Let me clarify my above question because of the shortage of initial meaningful data.

The question was related with inverse FT of a spatial interferogram (a.k.a. fringe pattern) formed from the optical radiation by a static Fourier-transform spectrometer and detected with a linear photo diode array to reconstruct finally the optical spectrum.

Therefore, the mathematically formal answer "So the units of the X-Axis of a FFT are 1 (because it is a counter)" is absolutely right.

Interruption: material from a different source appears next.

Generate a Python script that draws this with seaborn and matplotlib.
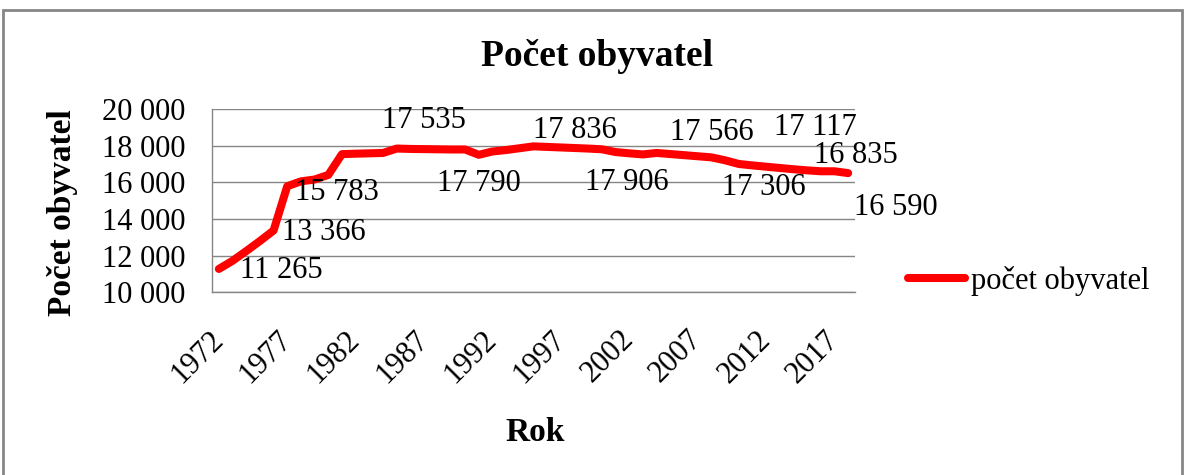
import numpy as np
import pandas as pd
import matplotlib

matplotlib.use("Agg")
import matplotlib.pyplot as plt
import seaborn as sns
from matplotlib.patches import Rectangle

# Hodnoty
roky = list(range(1972, 2019))
obyvatel = [
    11265, 11710, 12240, 12790, 13366, 15783, 16050, 16150, 16400, 17535,
    17560, 17580, 17600, 17840, 17820, 17810, 17800, 17790, 17790, 17500,
    17680, 17760, 17860, 17960, 17930, 17900, 17870, 17840, 17800, 17650,
    17580, 17520, 17600, 17540, 17480, 17420, 17360, 17200, 17000, 16920,
    16850, 16780, 16710, 16650, 16600, 16600, 16500,
]

# Popisky dat (text, rok, hodnota umisteni)
popisky = ["11 265", "13 366", "15 783", "17 535", "17 790", "17 836",
           "17 906", "17 566", "17 306", "17 117", "16 835", "16 590"]
popisky_x = [1976.6, 1979.7, 1980.6, 1987.0, 1991.0, 1998.0,
             2001.8, 2008.0, 2011.8, 2015.6, 2018.6, 2021.5]
popisky_y = [11194, 13230, 15432, 19395, 15927, 18844,
             15982, 18734, 15707, 19010, 17468, 14607]

df = pd.DataFrame({"Rok": roky, "Počet obyvatel": obyvatel})

sns.set_style("white")
plt.rcParams['font.family'] = ['Liberation Serif', 'DejaVu Serif']
plt.rcParams['text.color'] = 'black'
plt.rcParams['axes.labelcolor'] = 'black'
plt.rcParams['xtick.labelcolor'] = 'black'
plt.rcParams['ytick.labelcolor'] = 'black'

fig = plt.figure(figsize=(11.85, 4.75), dpi=100)
ax = fig.add_axes([212 / 1185, 0.385, 643 / 1185, 0.3855])

sns.lineplot(data=df, x="Rok", y="Počet obyvatel", ax=ax, color="#FF0000",
             linewidth=5.8, solid_capstyle="round", solid_joinstyle="round",
             label="počet obyvatel")

seda = "#868686"
ax.set_ylim(10000, 20000)
ax.set_xlim(1971.5, 2018.5)
ax.set_yticks(range(10000, 20001, 2000))
ax.set_yticklabels([f"{v:,}".replace(",", " ") for v in range(10000, 20001, 2000)],
                   fontsize=22)
ax.yaxis.grid(True, color=seda, linewidth=1)
ax.set_axisbelow(True)

ax.set_xticks(range(1972, 2019, 5))
ax.set_xticks(np.arange(1971.5, 2019, 1), minor=True)
ax.set_xticklabels([str(r) for r in range(1972, 2019, 5)], fontsize=22,
                   rotation=45, ha="right", va="center", rotation_mode="anchor")
ax.tick_params(axis="x", which="major", length=0, pad=31)
ax.tick_params(axis="x", which="minor", length=6, color=seda, direction="out")
ax.tick_params(axis="y", length=5, color=seda, direction="out", pad=14)

for s in ["top", "right"]:
    ax.spines[s].set_visible(False)
for s in ["left", "bottom"]:
    ax.spines[s].set_color(seda)
    ax.spines[s].set_linewidth(1)

for t, x, y in zip(popisky, popisky_x, popisky_y):
    ax.text(x, y, t, fontsize=22, ha="center", va="center", clip_on=False,
            color="black")

fig.text(597 / 1185, 1 - 56 / 475, "Počet obyvatel", fontsize=27,
         fontweight="bold", ha="center", va="center", color="black")
ax.set_xlabel("Rok", fontsize=24, fontweight="bold", va="center")
ax.xaxis.set_label_coords((535 - 212) / 643, (292 - 432) / 183)
ax.set_ylabel("Počet obyvatel", fontsize=24, fontweight="bold", va="center")
ax.yaxis.set_label_coords((63 - 212) / 643, (292 - 213) / 183)

leg = ax.legend(loc="center left", bbox_to_anchor=(908 / 1185, 1 - 281 / 475),
                bbox_transform=fig.transFigure, frameon=False, borderpad=0,
                borderaxespad=0, fontsize=22, handlelength=1.85,
                handletextpad=0.2)
for txt in leg.get_texts():
    txt.set_color("black")

fig.patches.append(Rectangle((3 / 1185, -0.05), 1179 / 1185, 1.05 - 10 / 475,
                             transform=fig.transFigure, fill=False,
                             edgecolor=seda, linewidth=2))

fig.savefig("out.png", dpi=100)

If you have a signal f(x) with unit U depending on variable x with unit V. Then

• the continuous Fourier transform of f has unit UV and depends on a variable with unit 1/V.
  • Example 1: f(x) is a Voltage with x being time. then the Fourier transform has unit Vs (or V/Hz) versus variable 1/s (or Hz).
  • Example 2: f(x) is a power with x being space. Then the FT has unit Wm and the x axis (which is then a wavenumber) unit 1/m (this is probably your case).
• the Discrete Fourier transform (or FFT) has unit U (same as original) and depends on a discrete variable, (which has with unit 1 by definition because it is just a counter).

So the units of the X-Axis of a FFT are 1 (because it is a counter).

I included the continuous Fourier transform, because I suspect that you just confused the FFT (which is just the name of an algorithm for the discrete Fourier transform by the way) with the ordinary (continuous) Fourier transform.